Last weeks discovery of hundreds of dead and starving koalas near Portland is likely to be repeated across the region. Tens of thousands of hectares of retired bluegum plantations are currently being converted back to farmland across the region. The culprits of last week's "Koala Massacre" may not be the only landholders in the region responsible for koala deaths. Bluegum plantation companies generally leave a very small proportion of their plantation as habitat trees. This isn't always the case with private landholders, who have also been observed poisoning thousands of coppicing bluegum trees.
Mother and Baby koala cling to life on a dead bluegum tree near Heywood.
The koala population has exploded since the planting of 170,000 hectares of bluegum plantations since the mid 1990's. Almost every bluegum plantation visited by Friends of the Earth over the past couple of days, had signs of koala skats and the animals themselves. Tens of thousands of animals are likely to be populating bluegum plantations, with many animals remaining after the logging is completed. Remnant isolated clumps of bluegums may be the only remaining habitat after a plantation is clearfelled. Friends of the Earth has been warning about this crisis since 2014 and has been alarmed at the explosion of bluegum plantations across of the region since the 1990's.
Last weeks clearing of a logged bluegum plantation near Cape Bridgewater is not likely to be the only koala massacre location.
Remnant vegetation along roadsides near plantations and in the plantations themselves appears to be dieing due to overbrowsing by koalas. The recent koala disaster in 2015 at Cape Otway where hundreds of translocated koalas had to be euthanised, due to overbrowsing could be repeated across a much larger landscape of South West Victoria in the very near future. The Victoria Government needs to come up with an action plan immediately to stop untold suffering to thousands of animals. The major causes of the problem are 1) A pathogen free translocated koala population and 2) Planting of 170,000 hectares of koala feed in the form of bluegum plantations.

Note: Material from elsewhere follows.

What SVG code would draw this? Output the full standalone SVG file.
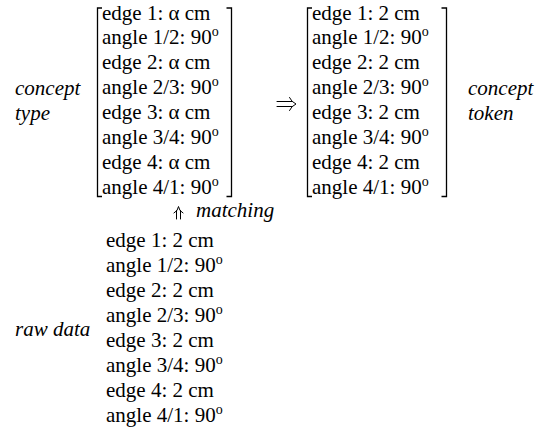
<svg xmlns="http://www.w3.org/2000/svg" width="536" height="432" viewBox="0 0 536 432">
<style>
text{font-family:"Liberation Serif","Times New Roman",Times,serif;font-size:21px;fill:#000}
.it{font-style:italic}
.br{fill:none;stroke:#000;stroke-width:1.3}
.arr{fill:none;stroke:#000;stroke-width:1;stroke-linecap:round}
</style>
<rect width="536" height="432" fill="#fff"/>
<g id="concept-type-label">
<text class="it" x="15" y="95">concept</text>
<text class="it" x="15" y="119.5">type</text>
</g>
<g id="concept-type">
<path class="br" d="M102,8 H97.5 V196.5 H102"/>
<path class="br" d="M226.5,8 H231.5 V196.5 H226.5"/>
<text x="102" y="19.5">edge 1: α cm</text>
<text x="102" y="44.4">angle 1/2: 90<tspan font-size="14" dy="-8">o</tspan></text>
<text x="102" y="69.3">edge 2: α cm</text>
<text x="102" y="94.2">angle 2/3: 90<tspan font-size="14" dy="-8">o</tspan></text>
<text x="102" y="119.1">edge 3: α cm</text>
<text x="102" y="144">angle 3/4: 90<tspan font-size="14" dy="-8">o</tspan></text>
<text x="102" y="168.9">edge 4: α cm</text>
<text x="102" y="193.8">angle 4/1: 90<tspan font-size="14" dy="-8">o</tspan></text>
</g>
<g id="concept-token">
<path class="br" d="M312,8 H307.5 V196.5 H312"/>
<path class="br" d="M441.5,8 H446.5 V196.5 H441.5"/>
<text x="312" y="19.5">edge 1: 2 cm</text>
<text x="312" y="44.4">angle 1/2: 90<tspan font-size="14" dy="-8">o</tspan></text>
<text x="312" y="69.3">edge 2: 2 cm</text>
<text x="312" y="94.2">angle 2/3: 90<tspan font-size="14" dy="-8">o</tspan></text>
<text x="312" y="119.1">edge 3: 2 cm</text>
<text x="312" y="144">angle 3/4: 90<tspan font-size="14" dy="-8">o</tspan></text>
<text x="312" y="168.9">edge 4: 2 cm</text>
<text x="312" y="193.8">angle 4/1: 90<tspan font-size="14" dy="-8">o</tspan></text>
</g>
<g id="concept-token-label">
<text class="it" x="468" y="95">concept</text>
<text class="it" x="468" y="119.5">token</text>
</g>
<g id="raw-data-label">
<text class="it" x="15" y="336">raw data</text>
</g>
<g id="raw-data">
<text x="106" y="246.5">edge 1: 2 cm</text>
<text x="106" y="271.5">angle 1/2: 90<tspan font-size="14" dy="-8">o</tspan></text>
<text x="106" y="296.5">edge 2: 2 cm</text>
<text x="106" y="321.5">angle 2/3: 90<tspan font-size="14" dy="-8">o</tspan></text>
<text x="106" y="346.5">edge 3: 2 cm</text>
<text x="106" y="371.5">angle 3/4: 90<tspan font-size="14" dy="-8">o</tspan></text>
<text x="106" y="396.5">edge 4: 2 cm</text>
<text x="106" y="421.5">angle 4/1: 90<tspan font-size="14" dy="-8">o</tspan></text>
</g>
<g id="connectors">
<path class="arr" d="M277,101.5 H292 M277,106.5 H292 M289.5,97.5 Q291.5,102 296,104 Q291.5,106 289.5,110.5"/>
<path class="arr" d="M176.5,210.5 V219 M180.5,210.5 V219 M174,213 Q178,211 178.5,206.5 Q179,211 183,213"/>
<text class="it" x="196" y="217">matching</text>
</g>
</svg>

This map produced in 2006 by Friends of the Earth, shows the extent of new bluegum plantations (in yellow) established in south west Victoria between 1996-2006. The words bluegum plantations could be replaced with "koala feed".
Friends of the Earth understands that up to 2000 koalas may have already been "rescued" from plantations since 2013 and released back into remnant vegetation. This relocation may only be the beginning, as ten of thousands of hectares of bluegum plantations will be logged over the next couple of years. Is there enough remnant vegetation of suitable species type that will possibly have to accomodate another 5,000 - 10,000 koala rescues over the next decade? Friends of the Earth also witnessed at least 20 koalas killed on highways. Residents in Portland and local farmers are already raising concerns about koala numbers.